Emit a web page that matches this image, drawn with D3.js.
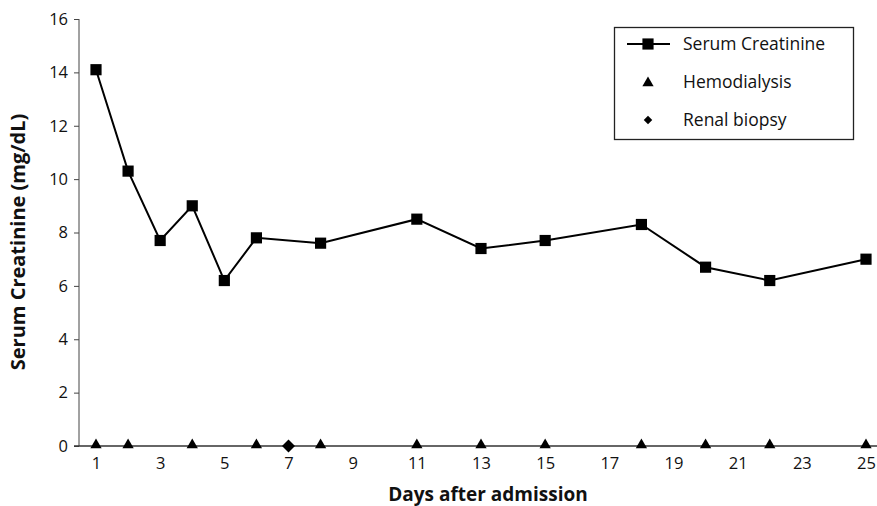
<!DOCTYPE html>
<html>
<head>
<meta charset="utf-8">
<script src="https://cdn.jsdelivr.net/npm/d3@7"></script>
<style>
  body { margin: 0; background: #fff; }
  svg text { font-family: "Open Sans", "Noto Sans", sans-serif; fill: #111; }
</style>
</head>
<body>
<div id="chart"></div>
<script>
// chart size
const width = 877;
const height = 506;
const margin = {left: 79, right: 11, top: 19, bottom: 60};

// data
const creatDays = [1, 2, 3, 4, 5, 6, 8, 11, 13, 15, 18, 20, 22, 25];
const creatValues = [14.1, 10.3, 7.7, 9.0, 6.2, 7.8, 7.6, 8.5, 7.4, 7.7, 8.3, 6.7, 6.2, 7.0];
const dialysisDays = [1, 2, 4, 6, 8, 11, 13, 15, 18, 20, 22, 25];
const biopsyDays = [7];
const xTicks = [1, 3, 5, 7, 9, 11, 13, 15, 17, 19, 21, 23, 25];
const yTicks = [0, 2, 4, 6, 8, 10, 12, 14, 16];
const legendLabels = ["Serum Creatinine", "Hemodialysis", "Renal biopsy"];

const svg = d3.select("#chart")
  .append("svg")
  .attr("width", width)
  .attr("height", height);

// scales
const x = d3.scaleLinear()
  .domain([1, 25])
  .range([96, 866]);

const y = d3.scaleLinear()
  .domain([0, 16])
  .range([height - margin.bottom, margin.top]);

// y axis
const yAxis = svg.append("g")
  .attr("transform", `translate(${margin.left},0)`)
  .call(d3.axisLeft(y).tickValues(yTicks).tickSize(5).tickPadding(6));
yAxis.select(".domain").attr("stroke", "#444").attr("d", `M0,${y(16)}V${y(0)}`);
yAxis.selectAll(".tick line").attr("stroke", "#444");
yAxis.selectAll("text").attr("font-size", "16.5px").attr("fill", "#111");

// x axis - no tick marks, just the line
const xAxis = svg.append("g")
  .attr("transform", `translate(0,${y(0)})`)
  .call(d3.axisBottom(x).tickValues(xTicks).tickSize(0).tickPadding(11));
xAxis.select(".domain").attr("stroke", "#333").attr("stroke-width", 1.3)
  .attr("d", `M${margin.left - 5},0H${width}`);
xAxis.selectAll("text").attr("font-size", "16.5px").attr("fill", "#111");

// axis titles
svg.append("text")
  .attr("x", 488)
  .attr("y", 501)
  .attr("text-anchor", "middle")
  .attr("font-size", "19px")
  .attr("font-weight", "bold")
  .text("Days after admission");

svg.append("text")
  .attr("transform", `translate(25,242) rotate(-90)`)
  .attr("text-anchor", "middle")
  .attr("font-size", "20px")
  .attr("font-weight", "bold")
  .text("Serum Creatinine (mg/dL)");

// creatinine line
const line = d3.line()
  .x((d, i) => x(creatDays[i]))
  .y(d => y(d));

svg.append("path")
  .datum(creatValues)
  .attr("fill", "none")
  .attr("stroke", "#000")
  .attr("stroke-width", 2)
  .attr("d", line);

const square = d3.symbol().type(d3.symbolSquare).size(125);
const triangle = d3.symbol().type(d3.symbolTriangle).size(55);
// diamond = square turned 45 degrees
const diamond = d3.symbol().type(d3.symbolSquare).size(85);
const smallDiamond = d3.symbol().type(d3.symbolSquare).size(36);

svg.selectAll(".sq")
  .data(creatValues)
  .enter()
  .append("path")
    .attr("class", "sq")
    .attr("d", square)
    .attr("transform", (d, i) => `translate(${x(creatDays[i])},${y(d)})`)
    .attr("fill", "#000");

// hemodialysis markers on the baseline
svg.selectAll(".tri")
  .data(dialysisDays)
  .enter()
  .append("path")
    .attr("class", "tri")
    .attr("d", triangle)
    .attr("transform", d => `translate(${x(d)},${y(0) - 1})`)
    .attr("fill", "#000");

svg.selectAll(".dia")
  .data(biopsyDays)
  .enter()
  .append("path")
    .attr("class", "dia")
    .attr("d", diamond)
    .attr("transform", d => `translate(${x(d)},${y(0)}) rotate(45)`)
    .attr("fill", "#000");

// legend
const legend = svg.append("g");
legend.append("rect")
  .attr("x", 614.5).attr("y", 27.5)
  .attr("width", 239).attr("height", 112)
  .attr("fill", "#fff")
  .attr("stroke", "#222")
  .attr("stroke-width", 1.3);

const legendY = [44, 82, 120];
legend.append("line")
  .attr("x1", 627).attr("x2", 670)
  .attr("y1", legendY[0]).attr("y2", legendY[0])
  .attr("stroke", "#000").attr("stroke-width", 2);
legend.append("path").attr("d", square)
  .attr("transform", `translate(648,${legendY[0]})`).attr("fill", "#000");
legend.append("path").attr("d", triangle)
  .attr("transform", `translate(648,${legendY[1] + 1})`).attr("fill", "#000");
legend.append("path").attr("d", smallDiamond)
  .attr("transform", `translate(648,${legendY[2]}) rotate(45)`).attr("fill", "#000");

legend.selectAll(".lt")
  .data(legendLabels)
  .enter()
  .append("text")
    .attr("class", "lt")
    .attr("x", 683)
    .attr("y", (d, i) => legendY[i])
    .attr("dy", "0.35em")
    .attr("font-size", "17.5px")
    .text(d => d);
</script>
</body>
</html>
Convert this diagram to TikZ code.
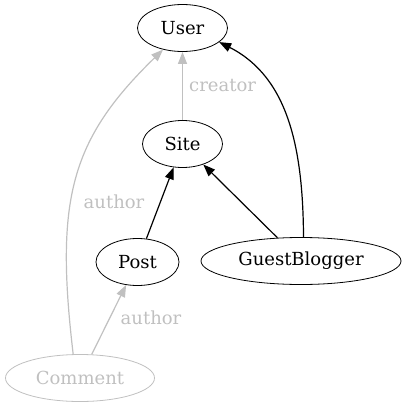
\documentclass[tikz,border=0pt]{standalone}
\usepackage{fontspec}
\setmainfont{DejaVu Serif}
\usepackage{tikz}
\usetikzlibrary{arrows.meta,shapes.geometric}
\definecolor{faded}{RGB}{192,192,192}
\tikzset{
  entity/.style={draw, ellipse, thick, inner sep=0pt, minimum height=47pt, font=\fontsize{18}{20}\selectfont},
  ghost/.style={entity, draw=faded, text=faded},
  link/.style={-{Triangle[length=12pt,width=9pt]}, line width=1.2pt},
  weaklink/.style={link, color=faded},
  role/.style={text=faded, inner sep=0pt, font=\fontsize{18}{20}\selectfont},
}

\begin{document}
\begin{tikzpicture}[x=1pt,y=-1pt]
  \useasboundingbox (0,0) rectangle (406,407);
  % Classes
  \node[entity, minimum width=90pt] (user) at (182.5,28) {User};
  \node[entity, minimum width=80pt] (site) at (182.5,144) {Site};
  \node[entity, minimum width=83pt] (post) at (137.5,262) {Post};
  \node[entity, minimum width=200pt] (guest) at (301,261) {GuestBlogger};
  \node[ghost, minimum width=149pt] (comment) at (80,378) {Comment};
  % Associations
  \draw[weaklink] (site) -- (user);
  \draw[link] (post) -- (site);
  \draw[link] (guest) -- (site);
  \draw[link] (guest.84) .. controls (303,150) and (289,77.5) .. (user.-21);
  \draw[weaklink] (comment.106) .. controls (55,200) and (70,140) .. (user.-132);
  \draw[weaklink] (comment) -- (post);
  % Roles
  \node[role, anchor=west] (creatorlbl) at (189,86) {creator};
  \node[role] (authorup) at (114,202) {author};
  \node[role] (authordown) at (151,318) {author};
\end{tikzpicture}
\end{document}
────────
- **Exercise prompt**
Transcribe all of the material exactly, leaving out whatever pictures it contains.

- **Answer to this task**
Emit a web page that matches this image, drawn with D3.js.
<!DOCTYPE html>
<html>
<head>
<meta charset="utf-8">
<script src="https://cdn.jsdelivr.net/npm/d3@7"></script>
<style>
  body { margin: 0; background: #fff; }
  svg text { font-family: "Open Sans", "Noto Sans", sans-serif; fill: #111; }
</style>
</head>
<body>
<div id="chart"></div>
<script>
// chart size
const width = 877;
const height = 506;
const margin = {left: 79, right: 11, top: 19, bottom: 60};

// data
const creatDays = [1, 2, 3, 4, 5, 6, 8, 11, 13, 15, 18, 20, 22, 25];
const creatValues = [14.1, 10.3, 7.7, 9.0, 6.2, 7.8, 7.6, 8.5, 7.4, 7.7, 8.3, 6.7, 6.2, 7.0];
const dialysisDays = [1, 2, 4, 6, 8, 11, 13, 15, 18, 20, 22, 25];
const biopsyDays = [7];
const xTicks = [1, 3, 5, 7, 9, 11, 13, 15, 17, 19, 21, 23, 25];
const yTicks = [0, 2, 4, 6, 8, 10, 12, 14, 16];
const legendLabels = ["Serum Creatinine", "Hemodialysis", "Renal biopsy"];

const svg = d3.select("#chart")
  .append("svg")
  .attr("width", width)
  .attr("height", height);

// scales
const x = d3.scaleLinear()
  .domain([1, 25])
  .range([96, 866]);

const y = d3.scaleLinear()
  .domain([0, 16])
  .range([height - margin.bottom, margin.top]);

// y axis
const yAxis = svg.append("g")
  .attr("transform", `translate(${margin.left},0)`)
  .call(d3.axisLeft(y).tickValues(yTicks).tickSize(5).tickPadding(6));
yAxis.select(".domain").attr("stroke", "#444").attr("d", `M0,${y(16)}V${y(0)}`);
yAxis.selectAll(".tick line").attr("stroke", "#444");
yAxis.selectAll("text").attr("font-size", "16.5px").attr("fill", "#111");

// x axis - no tick marks, just the line
const xAxis = svg.append("g")
  .attr("transform", `translate(0,${y(0)})`)
  .call(d3.axisBottom(x).tickValues(xTicks).tickSize(0).tickPadding(11));
xAxis.select(".domain").attr("stroke", "#333").attr("stroke-width", 1.3)
  .attr("d", `M${margin.left - 5},0H${width}`);
xAxis.selectAll("text").attr("font-size", "16.5px").attr("fill", "#111");

// axis titles
svg.append("text")
  .attr("x", 488)
  .attr("y", 501)
  .attr("text-anchor", "middle")
  .attr("font-size", "19px")
  .attr("font-weight", "bold")
  .text("Days after admission");

svg.append("text")
  .attr("transform", `translate(25,242) rotate(-90)`)
  .attr("text-anchor", "middle")
  .attr("font-size", "20px")
  .attr("font-weight", "bold")
  .text("Serum Creatinine (mg/dL)");

// creatinine line
const line = d3.line()
  .x((d, i) => x(creatDays[i]))
  .y(d => y(d));

svg.append("path")
  .datum(creatValues)
  .attr("fill", "none")
  .attr("stroke", "#000")
  .attr("stroke-width", 2)
  .attr("d", line);

const square = d3.symbol().type(d3.symbolSquare).size(125);
const triangle = d3.symbol().type(d3.symbolTriangle).size(55);
// diamond = square turned 45 degrees
const diamond = d3.symbol().type(d3.symbolSquare).size(85);
const smallDiamond = d3.symbol().type(d3.symbolSquare).size(36);

svg.selectAll(".sq")
  .data(creatValues)
  .enter()
  .append("path")
    .attr("class", "sq")
    .attr("d", square)
    .attr("transform", (d, i) => `translate(${x(creatDays[i])},${y(d)})`)
    .attr("fill", "#000");

// hemodialysis markers on the baseline
svg.selectAll(".tri")
  .data(dialysisDays)
  .enter()
  .append("path")
    .attr("class", "tri")
    .attr("d", triangle)
    .attr("transform", d => `translate(${x(d)},${y(0) - 1})`)
    .attr("fill", "#000");

svg.selectAll(".dia")
  .data(biopsyDays)
  .enter()
  .append("path")
    .attr("class", "dia")
    .attr("d", diamond)
    .attr("transform", d => `translate(${x(d)},${y(0)}) rotate(45)`)
    .attr("fill", "#000");

// legend
const legend = svg.append("g");
legend.append("rect")
  .attr("x", 614.5).attr("y", 27.5)
  .attr("width", 239).attr("height", 112)
  .attr("fill", "#fff")
  .attr("stroke", "#222")
  .attr("stroke-width", 1.3);

const legendY = [44, 82, 120];
legend.append("line")
  .attr("x1", 627).attr("x2", 670)
  .attr("y1", legendY[0]).attr("y2", legendY[0])
  .attr("stroke", "#000").attr("stroke-width", 2);
legend.append("path").attr("d", square)
  .attr("transform", `translate(648,${legendY[0]})`).attr("fill", "#000");
legend.append("path").attr("d", triangle)
  .attr("transform", `translate(648,${legendY[1] + 1})`).attr("fill", "#000");
legend.append("path").attr("d", smallDiamond)
  .attr("transform", `translate(648,${legendY[2]}) rotate(45)`).attr("fill", "#000");

legend.selectAll(".lt")
  .data(legendLabels)
  .enter()
  .append("text")
    .attr("class", "lt")
    .attr("x", 683)
    .attr("y", (d, i) => legendY[i])
    .attr("dy", "0.35em")
    .attr("font-size", "17.5px")
    .text(d => d);
</script>
</body>
</html>
Convert this diagram to TikZ code.
\documentclass[tikz,border=0pt]{standalone}
\usepackage{fontspec}
\setmainfont{DejaVu Serif}
\usepackage{tikz}
\usetikzlibrary{arrows.meta,shapes.geometric}
\definecolor{faded}{RGB}{192,192,192}
\tikzset{
  entity/.style={draw, ellipse, thick, inner sep=0pt, minimum height=47pt, font=\fontsize{18}{20}\selectfont},
  ghost/.style={entity, draw=faded, text=faded},
  link/.style={-{Triangle[length=12pt,width=9pt]}, line width=1.2pt},
  weaklink/.style={link, color=faded},
  role/.style={text=faded, inner sep=0pt, font=\fontsize{18}{20}\selectfont},
}

\begin{document}
\begin{tikzpicture}[x=1pt,y=-1pt]
  \useasboundingbox (0,0) rectangle (406,407);
  % Classes
  \node[entity, minimum width=90pt] (user) at (182.5,28) {User};
  \node[entity, minimum width=80pt] (site) at (182.5,144) {Site};
  \node[entity, minimum width=83pt] (post) at (137.5,262) {Post};
  \node[entity, minimum width=200pt] (guest) at (301,261) {GuestBlogger};
  \node[ghost, minimum width=149pt] (comment) at (80,378) {Comment};
  % Associations
  \draw[weaklink] (site) -- (user);
  \draw[link] (post) -- (site);
  \draw[link] (guest) -- (site);
  \draw[link] (guest.84) .. controls (303,150) and (289,77.5) .. (user.-21);
  \draw[weaklink] (comment.106) .. controls (55,200) and (70,140) .. (user.-132);
  \draw[weaklink] (comment) -- (post);
  % Roles
  \node[role, anchor=west] (creatorlbl) at (189,86) {creator};
  \node[role] (authorup) at (114,202) {author};
  \node[role] (authordown) at (151,318) {author};
\end{tikzpicture}
\end{document}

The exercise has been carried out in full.